#### SUPPLIED DATA ####

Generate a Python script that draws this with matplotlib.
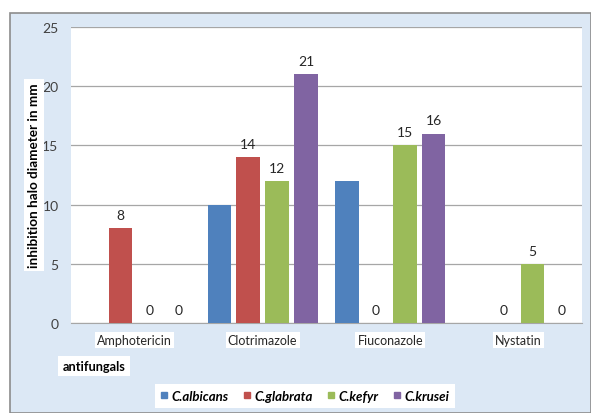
import numpy as np
import matplotlib.pyplot as plt
from matplotlib.patches import Rectangle
from matplotlib.lines import Line2D

plt.rcParams['font.family'] = ['Lato', 'DejaVu Sans']

# ---- data ----
drugs = ["Amphotericin", "Clotrimazole", "Fiuconazole", "Nystatin"]
species = ["C.albicans", "C.glabrata", "C.kefyr", "C.krusei"]
albicans = [0, 10, 12, 0]
glabrata = [8, 14, 0, 0]
kefyr = [0, 12, 15, 5]
krusei = [0, 21, 16, 0]
series = [albicans, glabrata, kefyr, krusei]
show_labels = [False, True, True, True]   # blue series carries no data labels
colors = ["#4F81BD", "#C0504D", "#9BBB59", "#8064A2"]

fig = plt.figure(figsize=(5.91, 4.14), dpi=100)
fig.patch.set_facecolor("white")

# textured-blue chart frame
frame = Rectangle((10 / 591, 0), 1 - 10 / 591, 1 - 14 / 414, transform=fig.transFigure,
                  facecolor="#dce8f5", edgecolor="#8c8c8c", linewidth=1.2, zorder=-5)
fig.patches.append(frame)

ax = fig.add_axes([71 / 591, 1 - 324 / 414, (582 - 71) / 591, (324 - 28) / 414])
ax.set_zorder(1)
ax.set_facecolor("white")

x = np.arange(len(drugs))
width = 0.185
step = 0.226
for i, (vals, c) in enumerate(zip(series, colors)):
    pos = x + (i - 1.5) * step
    ax.bar(pos, vals, width, color=c, zorder=3)
    if show_labels[i]:
        for p, v in zip(pos, vals):
            ax.text(p, v + 0.6, f"{v}", ha="center", va="bottom",
                    fontsize=10, color="#262626", zorder=4)

ax.set_xlim(-0.5, 3.5)
ax.set_ylim(0, 25)
ax.set_yticks([0, 5, 10, 15, 20, 25])
ax.yaxis.grid(True, color="#a6a6a6", linewidth=0.9, zorder=1)
ax.set_axisbelow(True)
for s in ["left", "right", "top"]:
    ax.spines[s].set_visible(False)
ax.spines["bottom"].set_color("#a6a6a6")
ax.tick_params(axis="y", length=0, pad=9, labelsize=10, labelcolor="#404040")
ax.tick_params(axis="x", length=0)
ax.set_xticks(x)
ax.set_xticklabels([])

for xi, name in zip(x, drugs):
    ax.text(xi, -1.45, name, ha="center", va="center", fontsize=9, color="#262626",
            bbox=dict(facecolor="white", edgecolor="none", pad=1.5),
            transform=ax.transData, clip_on=False)

fig.text(34 / 591, 1 - 176 / 414, "inhibition halo diameter in mm", rotation=90,
         ha="center", va="center", fontsize=9.7, fontweight="bold", color="black",
         bbox=dict(facecolor="white", edgecolor="none", pad=2.5))
fig.text(94 / 591, 1 - 367 / 414, "antifungals", ha="center", va="center",
         fontsize=9.2, fontweight="bold", color="black",
         bbox=dict(facecolor="white", edgecolor="none", pad=3))

handles = [Line2D([], [], marker="s", linestyle="none", markersize=4.5,
                  markerfacecolor=c, markeredgecolor=c) for c in colors]
leg = fig.legend(handles, species, loc="center", bbox_to_anchor=(305 / 591, 1 - 397 / 414),
                 ncol=4, frameon=True, fancybox=False, handletextpad=0.35,
                 columnspacing=1.1, borderpad=0.45, handlelength=0.5,
                 prop=dict(family=["Lato", "DejaVu Sans"], size=9.5, weight="bold", style="italic"))
leg.get_frame().set_facecolor("white")
leg.get_frame().set_edgecolor("none")
leg.get_frame().set_alpha(1)

fig.savefig("out.png", dpi=100)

####

Please reproduce the listing exactly from its opening line through the line that contains "ax.set_xticklabels([])", both included, with all pictures omitted.

COMPLETED TASK:
Generate a Python script that draws this with matplotlib.
import numpy as np
import matplotlib.pyplot as plt
from matplotlib.patches import Rectangle
from matplotlib.lines import Line2D

plt.rcParams['font.family'] = ['Lato', 'DejaVu Sans']

# ---- data ----
drugs = ["Amphotericin", "Clotrimazole", "Fiuconazole", "Nystatin"]
species = ["C.albicans", "C.glabrata", "C.kefyr", "C.krusei"]
albicans = [0, 10, 12, 0]
glabrata = [8, 14, 0, 0]
kefyr = [0, 12, 15, 5]
krusei = [0, 21, 16, 0]
series = [albicans, glabrata, kefyr, krusei]
show_labels = [False, True, True, True]   # blue series carries no data labels
colors = ["#4F81BD", "#C0504D", "#9BBB59", "#8064A2"]

fig = plt.figure(figsize=(5.91, 4.14), dpi=100)
fig.patch.set_facecolor("white")

# textured-blue chart frame
frame = Rectangle((10 / 591, 0), 1 - 10 / 591, 1 - 14 / 414, transform=fig.transFigure,
                  facecolor="#dce8f5", edgecolor="#8c8c8c", linewidth=1.2, zorder=-5)
fig.patches.append(frame)

ax = fig.add_axes([71 / 591, 1 - 324 / 414, (582 - 71) / 591, (324 - 28) / 414])
ax.set_zorder(1)
ax.set_facecolor("white")

x = np.arange(len(drugs))
width = 0.185
step = 0.226
for i, (vals, c) in enumerate(zip(series, colors)):
    pos = x + (i - 1.5) * step
    ax.bar(pos, vals, width, color=c, zorder=3)
    if show_labels[i]:
        for p, v in zip(pos, vals):
            ax.text(p, v + 0.6, f"{v}", ha="center", va="bottom",
                    fontsize=10, color="#262626", zorder=4)

ax.set_xlim(-0.5, 3.5)
ax.set_ylim(0, 25)
ax.set_yticks([0, 5, 10, 15, 20, 25])
ax.yaxis.grid(True, color="#a6a6a6", linewidth=0.9, zorder=1)
ax.set_axisbelow(True)
for s in ["left", "right", "top"]:
    ax.spines[s].set_visible(False)
ax.spines["bottom"].set_color("#a6a6a6")
ax.tick_params(axis="y", length=0, pad=9, labelsize=10, labelcolor="#404040")
ax.tick_params(axis="x", length=0)
ax.set_xticks(x)
ax.set_xticklabels([])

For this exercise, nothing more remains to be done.